Retype the stretch of lines that starts at the line containing "Output the LaTeX" and ends at the line containing "(68.3,163.7) -- (135,165.7);", inclusive. Do not include pictures.

• **Figure scripts**:

* * * * * * *

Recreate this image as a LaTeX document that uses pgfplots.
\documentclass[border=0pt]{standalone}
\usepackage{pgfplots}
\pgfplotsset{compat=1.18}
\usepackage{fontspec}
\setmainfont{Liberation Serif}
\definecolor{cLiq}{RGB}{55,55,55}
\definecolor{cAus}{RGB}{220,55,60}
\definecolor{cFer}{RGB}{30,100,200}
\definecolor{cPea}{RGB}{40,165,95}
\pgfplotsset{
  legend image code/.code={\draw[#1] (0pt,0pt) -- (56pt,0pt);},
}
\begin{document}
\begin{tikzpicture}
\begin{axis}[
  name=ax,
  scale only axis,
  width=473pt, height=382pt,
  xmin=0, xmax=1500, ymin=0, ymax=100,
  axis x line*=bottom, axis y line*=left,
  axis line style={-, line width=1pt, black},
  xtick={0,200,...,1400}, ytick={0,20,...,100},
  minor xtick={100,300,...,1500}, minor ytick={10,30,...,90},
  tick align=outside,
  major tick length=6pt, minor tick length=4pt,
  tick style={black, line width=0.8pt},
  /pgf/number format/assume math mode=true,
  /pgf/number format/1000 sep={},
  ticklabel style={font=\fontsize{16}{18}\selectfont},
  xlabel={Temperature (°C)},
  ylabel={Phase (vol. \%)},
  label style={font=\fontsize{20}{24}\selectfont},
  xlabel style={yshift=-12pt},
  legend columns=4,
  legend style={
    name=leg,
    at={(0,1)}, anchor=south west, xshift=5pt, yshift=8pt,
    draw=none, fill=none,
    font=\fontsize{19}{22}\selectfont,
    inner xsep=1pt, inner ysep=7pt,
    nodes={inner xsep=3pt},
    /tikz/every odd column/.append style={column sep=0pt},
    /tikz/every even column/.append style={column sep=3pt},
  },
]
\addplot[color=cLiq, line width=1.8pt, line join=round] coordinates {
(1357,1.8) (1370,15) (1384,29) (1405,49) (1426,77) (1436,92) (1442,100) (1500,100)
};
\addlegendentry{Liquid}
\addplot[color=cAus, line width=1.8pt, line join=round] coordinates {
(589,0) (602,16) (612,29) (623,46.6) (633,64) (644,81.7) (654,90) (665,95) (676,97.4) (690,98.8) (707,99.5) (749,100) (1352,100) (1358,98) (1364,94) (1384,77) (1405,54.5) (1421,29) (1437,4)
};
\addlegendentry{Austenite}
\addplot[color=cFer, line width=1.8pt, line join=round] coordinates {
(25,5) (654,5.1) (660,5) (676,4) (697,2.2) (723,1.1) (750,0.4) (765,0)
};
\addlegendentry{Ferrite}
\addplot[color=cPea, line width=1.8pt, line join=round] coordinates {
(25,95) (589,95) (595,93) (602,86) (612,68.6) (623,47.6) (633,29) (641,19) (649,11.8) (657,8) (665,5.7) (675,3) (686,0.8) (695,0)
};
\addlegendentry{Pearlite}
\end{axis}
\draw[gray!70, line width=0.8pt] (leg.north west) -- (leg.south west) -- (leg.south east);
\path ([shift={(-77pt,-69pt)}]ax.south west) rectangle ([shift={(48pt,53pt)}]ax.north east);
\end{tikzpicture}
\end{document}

* * * * * * *

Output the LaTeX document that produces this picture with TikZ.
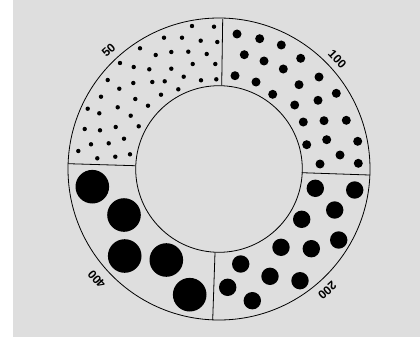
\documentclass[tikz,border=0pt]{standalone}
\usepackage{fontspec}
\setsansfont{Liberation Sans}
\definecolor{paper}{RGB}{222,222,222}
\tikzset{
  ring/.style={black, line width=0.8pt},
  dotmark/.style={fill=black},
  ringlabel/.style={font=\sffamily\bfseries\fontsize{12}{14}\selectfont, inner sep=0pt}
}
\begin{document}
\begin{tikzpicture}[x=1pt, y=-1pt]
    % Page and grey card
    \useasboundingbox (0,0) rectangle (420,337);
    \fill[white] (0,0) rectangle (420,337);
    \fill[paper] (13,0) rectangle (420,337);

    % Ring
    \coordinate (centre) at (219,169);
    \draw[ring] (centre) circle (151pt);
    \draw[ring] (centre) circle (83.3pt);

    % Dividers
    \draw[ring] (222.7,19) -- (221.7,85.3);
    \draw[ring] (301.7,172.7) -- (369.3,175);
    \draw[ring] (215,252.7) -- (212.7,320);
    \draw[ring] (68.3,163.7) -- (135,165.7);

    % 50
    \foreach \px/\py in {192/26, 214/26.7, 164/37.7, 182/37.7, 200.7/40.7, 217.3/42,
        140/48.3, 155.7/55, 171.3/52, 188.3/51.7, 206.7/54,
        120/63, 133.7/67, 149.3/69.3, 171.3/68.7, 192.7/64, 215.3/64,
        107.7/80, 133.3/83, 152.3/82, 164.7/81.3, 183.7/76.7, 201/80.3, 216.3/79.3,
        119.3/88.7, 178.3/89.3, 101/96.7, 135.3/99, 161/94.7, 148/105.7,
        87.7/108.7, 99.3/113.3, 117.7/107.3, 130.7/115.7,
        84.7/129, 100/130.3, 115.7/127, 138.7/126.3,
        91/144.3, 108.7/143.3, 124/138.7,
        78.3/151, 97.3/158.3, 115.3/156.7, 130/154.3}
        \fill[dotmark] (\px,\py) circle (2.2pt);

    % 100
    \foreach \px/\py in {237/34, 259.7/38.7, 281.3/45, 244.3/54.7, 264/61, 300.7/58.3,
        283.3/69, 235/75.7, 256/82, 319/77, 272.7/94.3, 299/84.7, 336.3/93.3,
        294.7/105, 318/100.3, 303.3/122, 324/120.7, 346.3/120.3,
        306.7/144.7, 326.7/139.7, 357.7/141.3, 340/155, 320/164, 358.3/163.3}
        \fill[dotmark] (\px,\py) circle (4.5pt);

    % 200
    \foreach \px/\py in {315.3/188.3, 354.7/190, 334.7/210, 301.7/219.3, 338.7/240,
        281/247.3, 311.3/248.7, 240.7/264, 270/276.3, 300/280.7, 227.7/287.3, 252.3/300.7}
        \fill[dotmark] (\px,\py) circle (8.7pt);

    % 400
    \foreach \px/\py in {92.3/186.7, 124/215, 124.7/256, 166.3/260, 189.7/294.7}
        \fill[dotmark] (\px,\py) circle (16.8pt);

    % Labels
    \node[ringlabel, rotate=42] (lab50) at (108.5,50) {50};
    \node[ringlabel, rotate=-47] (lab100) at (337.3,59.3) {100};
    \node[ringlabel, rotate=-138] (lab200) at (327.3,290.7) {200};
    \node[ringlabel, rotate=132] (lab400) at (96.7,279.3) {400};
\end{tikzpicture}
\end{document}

* * * * * * *

• **In response**:
Output the LaTeX document that produces this picture with TikZ.
\documentclass[tikz,border=0pt]{standalone}
\usepackage{fontspec}
\setsansfont{Liberation Sans}
\definecolor{paper}{RGB}{222,222,222}
\tikzset{
  ring/.style={black, line width=0.8pt},
  dotmark/.style={fill=black},
  ringlabel/.style={font=\sffamily\bfseries\fontsize{12}{14}\selectfont, inner sep=0pt}
}
\begin{document}
\begin{tikzpicture}[x=1pt, y=-1pt]
    % Page and grey card
    \useasboundingbox (0,0) rectangle (420,337);
    \fill[white] (0,0) rectangle (420,337);
    \fill[paper] (13,0) rectangle (420,337);

    % Ring
    \coordinate (centre) at (219,169);
    \draw[ring] (centre) circle (151pt);
    \draw[ring] (centre) circle (83.3pt);

    % Dividers
    \draw[ring] (222.7,19) -- (221.7,85.3);
    \draw[ring] (301.7,172.7) -- (369.3,175);
    \draw[ring] (215,252.7) -- (212.7,320);
    \draw[ring] (68.3,163.7) -- (135,165.7);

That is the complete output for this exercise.